Assim, o livro é quase o pagamento de uma dívida histórica com a mandioca. No clássico Casa Grande e Senzala, Gilberto Freyre destaca que, mesmo presente no cotidiano, a mandioca entra na nossa história não como uma iguaria, mas renegada a segundo plano, como comida de pobre, algo que enche a barriga e dá sustância. Por azar talvez, dos quatro ingredientes nativos nas Américas, como milho, batata, tomate e, claro, a mandioca, só os três primeiros foram adotados pelos europeus, o que se traduziu em receitas amplamente divulgadas mundo afora. A mandioca e seus derivados não tiveram essa sorte na história da alimentação do homem moderno.

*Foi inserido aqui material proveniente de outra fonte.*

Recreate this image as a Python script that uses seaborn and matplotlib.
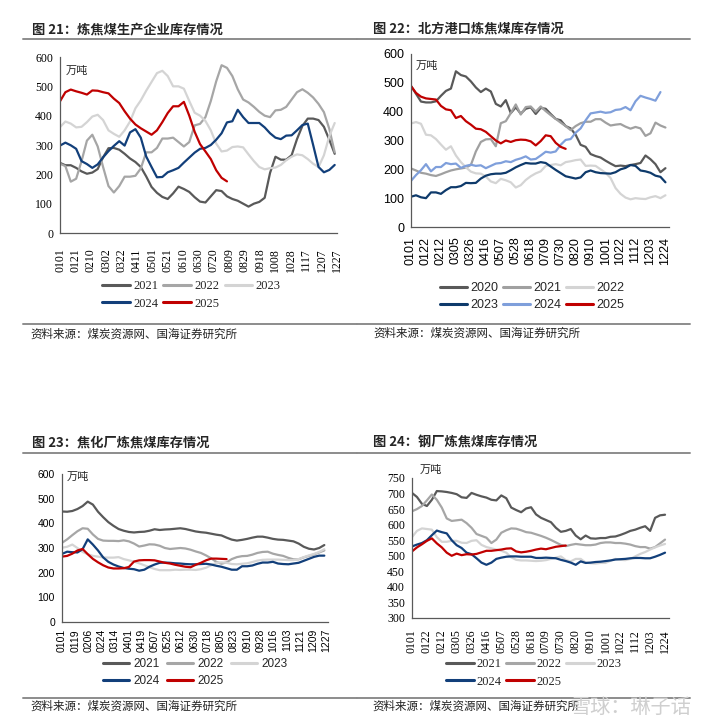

O resgate da mandioca no livro nos leva ao início da colonização do Brasil, mas pontuando que seu cultivo já existia aqui antes da chegada dos portugueses. Se eles aprovaram suas receitas, então mais rústicas, e levaram as farinhas em suas expedições para a África e a Ásia, a diversidade dos preparos da mandioca começou a ser divulgada com detalhes a partir do século 18, com a chegada dos viajantes e das expedições científicas. E assim as questões da mandioca- brava, venenosa; as farinhas, o tucupi e a maniçoba, para citar algumas faces de sua versatilidade, passaram a ser mais conhecidas.
As tribos indígenas também trouxeram diversas lendas sobre o surgimento dessa raiz. Uma delas, linda, narrada por Rita Carelli, escritora e filha de indigenistas, conta que uma menina indígena, Atoló, pediu para ser enterrada em uma área de terra fofa, fresca e ensolarada (esta terra é um dos segredos para uma mandioca de qualidade, como se aprende no livro). A mãe a enterra e o pai vai ao local lhe dar comida, e o corpo da menina dá origem a ramas verdes, cada uma uma espécie diferente de mandioca.

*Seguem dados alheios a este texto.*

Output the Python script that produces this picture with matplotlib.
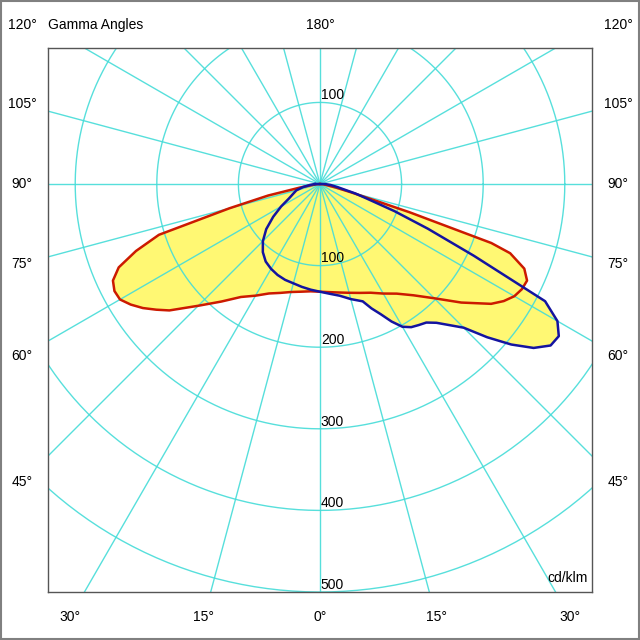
import numpy as np
import matplotlib
matplotlib.use("Agg")
import matplotlib.pyplot as plt
from matplotlib.patches import Rectangle

plt.rcParams['font.family'] = ['Liberation Sans', 'DejaVu Sans']

# C0-C180 plane (red), gamma in degrees (negative = left side), cd/klm
red_gamma = [-90, -85, -80, -77.5, -75, -72.5, -70, -67.5, -65, -62.5, -60, -57.5, -55,
             -52.5, -50, -45, -40, -35, -30, -25, -20, -15, -10, -5, 0, 5, 10, 15, 20,
             25, 30, 35, 40, 45, 50, 55, 57.5, 60, 62.5, 65, 67.5, 70, 71, 72.5, 75,
             77.5, 80, 85, 90]
red_cd = [0, 6, 25, 65, 115, 207, 240, 267, 280, 284, 283, 275, 265,
          253, 241, 211, 188, 169, 158, 148, 142, 137, 134, 132, 132, 133, 135, 138, 142,
          147, 155, 164, 178, 198, 226, 256, 267, 275, 279, 280, 271, 248, 222, 115, 40,
          20, 10, 4, 0]

# C90-C270 plane (blue)
blue_gamma = [-90, -85, -80, -75, -70, -65, -60, -55, -50, -45, -40, -35, -30, -25, -20,
              -15, -10, -5, 0, 5, 10, 15, 20, 22.5, 25, 27.5, 30, 32.5, 35, 37.5, 40,
              45, 47.5, 50, 52.5, 55, 57.5, 60, 62.5, 65, 67.5, 70, 72.5, 75, 80, 85, 90]
blue_cd = [6, 12, 21, 30, 35, 42, 55, 70, 86, 99, 109, 116, 120, 123, 125,
           126, 128, 130, 132, 135, 139, 146, 153, 165, 176, 190, 202, 208, 211, 214, 222,
           249, 278, 306, 330, 345, 347, 336, 311, 208, 143, 97, 62, 45, 22, 13, 6]

circle_values = [100, 200, 300, 400, 500]
lower_labels = ["100", "200", "300", "400", "500"]
side_angles = [105, 90, 75, 60, 45]
bottom_angles = [-30, -15, 0, 15, 30]


def to_xy(gamma, cd):
    g = np.radians(gamma)
    cd = np.asarray(cd, dtype=float)
    return cd * np.sin(g), -cd * np.cos(g)


fig = plt.figure(figsize=(6.4, 6.4), dpi=100)
ax = fig.add_axes([48 / 640, 48 / 640, 544 / 640, 544 / 640])
ax.set_xlim(-333.3, 333.3)
ax.set_ylim(-500, 166.7)
ax.set_aspect('equal')
ax.set_xticks([])
ax.set_yticks([])
for sp in ax.spines.values():
    sp.set_color('#555555')
    sp.set_linewidth(1)

grid_col = '#45dcd8'

rx, ry = to_xy(red_gamma, red_cd)
bx, by = to_xy(blue_gamma, blue_cd)
ax.fill(rx, ry, color='#fff873', lw=0, zorder=1)
ax.fill(bx, by, color='#fff873', lw=0, zorder=1)

# polar grid
t = np.linspace(0, 2 * np.pi, 400)
for r in circle_values:
    ax.plot(r * np.cos(t), r * np.sin(t), color=grid_col, lw=1, zorder=2, alpha=0.9)
for a in range(0, 360, 15):
    gx, gy = to_xy([a, a], [0, 800])
    ax.plot(gx, gy, color=grid_col, lw=1, zorder=2, alpha=0.9)

ax.plot(np.append(rx, rx[0]), np.append(ry, ry[0]), color='#cc1a00', lw=1.8, zorder=3,
        solid_joinstyle='round')
ax.plot(np.append(bx, bx[0]), np.append(by, by[0]), color='#1414a0', lw=1.8, zorder=3,
        solid_joinstyle='round')

# intensity labels
ax.text(1, 100 + 4, "100", fontsize=10, ha='left', va='baseline', zorder=4)
for r, lab in zip(circle_values, lower_labels):
    ax.text(1, -r + 4, lab, fontsize=10, ha='left', va='baseline', zorder=4, clip_on=False)

# gamma angle labels
lab_x = 365.2
lab_top = 194.9
lab_bottom = -530.6
for g in side_angles:
    y = -lab_x * np.cos(np.radians(g)) / np.sin(np.radians(g))
    ax.text(-lab_x, y, f"{g}°", fontsize=10, ha='center', va='center', clip_on=False)
    ax.text(lab_x, y, f"{g}°", fontsize=10, ha='center', va='center', clip_on=False)
for g in bottom_angles:
    x = -lab_bottom * np.tan(np.radians(g))
    ax.text(x, lab_bottom, f"{abs(g)}°", fontsize=10, ha='center', va='center', clip_on=False)
ax.text(-lab_x, lab_top, "120°", fontsize=10, ha='center', va='center', clip_on=False)
ax.text(lab_x, lab_top, "120°", fontsize=10, ha='center', va='center', clip_on=False)
ax.text(0, lab_top, "180°", fontsize=10, ha='center', va='center', clip_on=False)
ax.text(-333.3, lab_top, "Gamma Angles", fontsize=10, ha='left', va='center', clip_on=False)
ax.text(328, -483, "cd/klm", fontsize=10, ha='right', va='center')

fig.patches.append(Rectangle((0.0015, 0.0015), 0.997, 0.997, transform=fig.transFigure,
                             fill=False, edgecolor='#808080', lw=1.5))

fig.savefig("out.png", dpi=100)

Independentemente das lendas, são os povos indígenas os principais responsáveis por preservar as variedades e manter os modos de processamento dessa raiz praticamente intactos. É esse saber que o livro recupera. Ou, como diz Luiza Fecarotta, “embora recorra à historiografia e à arqueologia, a obra é fresca, atual e provoca o mercado a um interesse pela importância dessa raiz, que ajuda a contar a história do Brasil”.
Glossário
Aipim: mandioca-mansa, macaxeira, mandioca de mesa.
Goma: fécula ou amido de mandioca, usada para fazer beiju ou tapioca, sagu e para engrossar caldos.
Maniçoba: receita da culinária da região Norte, feito com a maniva, a folha da mandioca moída, que deve ser cozida por longo período para retirar o ácido cianídrico da planta, que é venenoso.
Mandioca-brava: mandioca que possui alto teor de ácido cianídrico, que é tóxico aos homens e aos animais.
Tipiti: cilindro flexível feito do talo vegetal dentro do qual é colocada a massa da mandioca ralada e crua para a retirada do seu sumo tóxico.
Tucupi: caldo amarelo, aromático e ácido, extraído da raiz da mandioca-brava, ralada e espremida. Depois de separado do amido, é cozido com temperos.